Ce mouvements est d’un autre temps, il vise à construire une autre société, dans laquelle les personnes peuvent exister telles qu’elles sont, et dont l’appât du gain ne soit pas le soubassement. Cette jeunesse merveilleuse appelle de ses vœux des organisations non autoritaires, non corrompues ; elle s’organise elle-même horizontalement, ne dépend d’aucun financement institutionnel, ne se rassemble pas derrière une figure charismatique ; plusieurs jeunes se sont singularisés et se relaient au porte-voix du mouvement. Partage et solidarité sont les valeurs cardinales de cette nouvelle forme de faire de la politique et de vivre, des valeurs qui ont été expérimentées lors des mouvements d’occupation par les sans abris, par les sans terre, par ceux qui ont fait le choix du logement collectif et ceux qui ont fait partie du mouvement « Occupy » qui s’est récemment manifesté dans plusieurs métropoles du monde entier.
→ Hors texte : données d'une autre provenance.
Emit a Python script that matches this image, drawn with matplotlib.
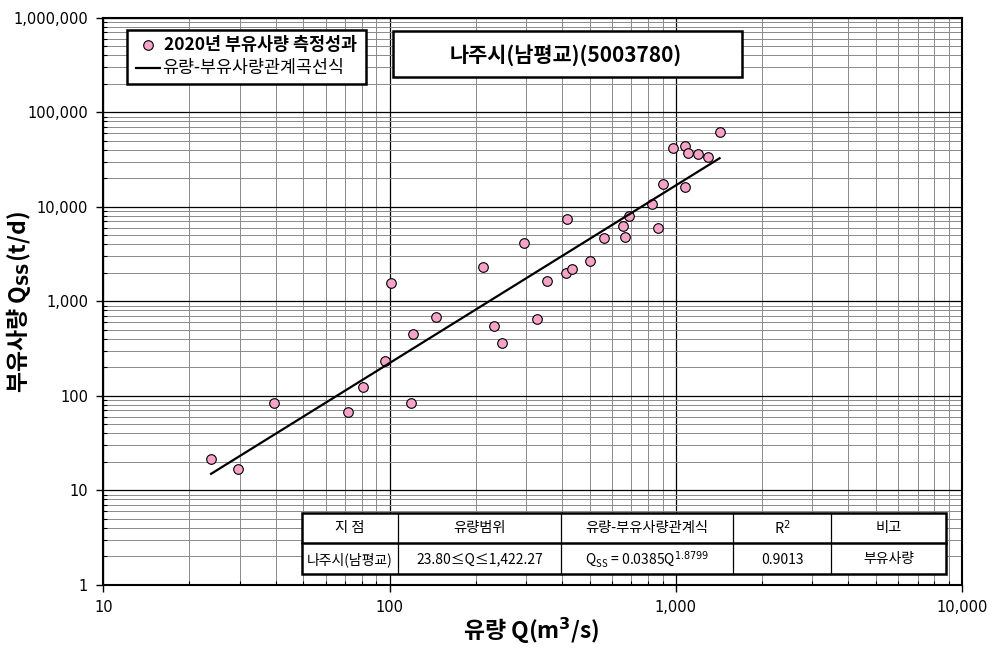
import numpy as np
import matplotlib
matplotlib.use("Agg")
import matplotlib.pyplot as plt
from matplotlib.ticker import LogLocator, FuncFormatter, NullFormatter
from matplotlib.patches import Rectangle

plt.rcParams['font.family'] = ['Noto Sans CJK KR', 'DejaVu Sans']
plt.rcParams['mathtext.fontset'] = 'dejavusans'

# 2020 measurements: discharge Q (m3/s) and suspended load Qss (t/d)
q_obs = [23.8, 29.6, 39.5, 71.7, 80.7, 96.8, 101.1, 118.8, 120.7, 144.8,
         212.6, 231.7, 247.8, 295.8, 327.5, 355.9, 413.9, 417.0, 435.3, 502.0,
         563.5, 654.6, 663.5, 685.4, 826.9, 867.5, 905.8, 976.1, 1078.0, 1078.0,
         1107.0, 1197.0, 1294.0, 1422.27]
qss_obs = [21.2, 16.6, 84.3, 67.7, 124, 233, 1570, 83.2, 450, 686,
           2318, 551, 364, 4159, 643, 1624, 2002, 7413, 2192, 2683,
           4630, 6250, 4813, 7970, 10680, 5904, 17260, 42100, 43900, 16280,
           36730, 35850, 33810, 62200]

# rating curve Qss = a * Q^b over the measured range
coef_a = 0.0385
coef_b = 1.8799
q_range = [23.80, 1422.27]

station = "나주시(남평교)(5003780)"
table_header = ["지 점", "유량범위", "유량-부유사량관계식", "R$^2$", "비고"]
table_row = ["나주시(남평교)", "23.80≤Q≤1,422.27",
             r"Q$_{\mathregular{SS}}$ = 0.0385Q$^{1.8799}$", "0.9013", "부유사량"]

W, H = 999, 651
fig = plt.figure(figsize=(W / 100, H / 100), dpi=100)
L, R, T, B = 103.3, 962, 17.7, 584.7
ax = fig.add_axes([L / W, 1 - B / H, (R - L) / W, (B - T) / H])
ax.set_xscale('log')
ax.set_yscale('log')
ax.set_xlim(10, 10000)
ax.set_ylim(1, 1000000)

for a in (ax.xaxis, ax.yaxis):
    a.set_major_locator(LogLocator(base=10, numticks=20))
    a.set_minor_locator(LogLocator(base=10, subs=np.arange(2, 10), numticks=100))
    a.set_major_formatter(FuncFormatter(lambda v, p: f"{v:,.0f}"))
    a.set_minor_formatter(NullFormatter())

ax.grid(which='minor', color='#8a8a8a', lw=0.7)
ax.grid(which='major', color='black', lw=0.9)
ax.set_axisbelow(True)
for s in ax.spines.values():
    s.set_linewidth(1.5)
ax.tick_params(which='major', direction='out', length=5, width=1, labelsize=10.5, pad=6)
ax.tick_params(which='minor', direction='in', length=3, width=0.8)
for lab in ax.get_xticklabels() + ax.get_yticklabels():
    lab.set_family('DejaVu Sans')

ax.scatter(q_obs, qss_obs, s=48, facecolor='#f5a3c7', edgecolor='black', linewidths=0.8, zorder=3)
q_fit = np.array(q_range)
ax.plot(q_fit, coef_a * q_fit ** coef_b, color='black', lw=1.6, zorder=4)

fig.text(531 / W, 1 - 631 / H, "유량 Q(m$^\\mathbf{3}$/s)", fontsize=16.5, fontweight='bold',
         ha='center', va='center')
fig.text(19 / W, 1 - 302 / H, "부유사량 Q$_{\\mathbf{SS}}$(t/d)", fontsize=16.5, fontweight='bold',
         ha='center', va='center', rotation=90)


def px(x, y):
    return (x - L) / (R - L), (B - y) / (B - T)


def box(x0, y0, x1, y1, lw=1.8):
    a0 = px(x0, y1)
    a1 = px(x1, y0)
    ax.add_patch(Rectangle(a0, a1[0] - a0[0], a1[1] - a0[1], transform=ax.transAxes,
                           facecolor='white', edgecolor='black', lw=lw, zorder=6, clip_on=False))


# legend
box(127, 30, 366, 84)
ax.scatter(*px(148, 45), s=48, facecolor='#f5a3c7', edgecolor='black', linewidths=0.8,
           transform=ax.transAxes, zorder=7, clip_on=False)
ax.text(*px(164, 45), "2020년 부유사량 측정성과", transform=ax.transAxes, fontsize=12.5,
        fontweight='bold', va='center', ha='left', zorder=7)
ax.plot([px(136, 0)[0], px(160, 0)[0]], [px(0, 68)[1]] * 2, color='black', lw=1.6,
        transform=ax.transAxes, zorder=7, clip_on=False)
ax.text(*px(162, 68), "유량-부유사량관계곡선식", transform=ax.transAxes, fontsize=12.5,
        va='center', ha='left', zorder=7)

# station title
box(393, 31, 742, 77)
ax.text(*px(566, 55), station, transform=ax.transAxes, fontsize=15, fontweight='bold',
        va='center', ha='center', zorder=7)

# table
cols = [302, 398, 561, 733, 831, 946]
ty0, tym, ty1 = 513, 543, 574
box(cols[0], ty0, cols[-1], ty1, lw=1.8)
for c in cols[1:-1]:
    ax.plot([px(c, 0)[0]] * 2, [px(0, ty0)[1], px(0, ty1)[1]], color='black', lw=0.9,
            transform=ax.transAxes, zorder=7, clip_on=False)
ax.plot([px(cols[0], 0)[0], px(cols[-1], 0)[0]], [px(0, tym)[1]] * 2, color='black', lw=1.8,
        transform=ax.transAxes, zorder=7, clip_on=False)
for i in range(5):
    cx = (cols[i] + cols[i + 1]) / 2
    ax.text(*px(cx, (ty0 + tym) / 2), table_header[i], transform=ax.transAxes, fontsize=10.3,
            va='center', ha='center', zorder=8)
    ax.text(*px(cx, (tym + ty1) / 2 + 1), table_row[i], transform=ax.transAxes, fontsize=10.0,
            va='center', ha='center', zorder=8)

fig.savefig("out.png", dpi=100)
Ce sont des expériences, des points de vue nouveaux, des apprentissages. Les moyens de communication de masse ne gagnent rien à tenter de détourner le sens des mobilisations. Ils courent le risque de rater le moment historique que nous sommes en train de vivre : le partage de l’information entre les jeunes est permanent, des images et des vidéos transmettent instantanément les faits, et tout le monde sait que « la révolution ne sera pas télétransmise ».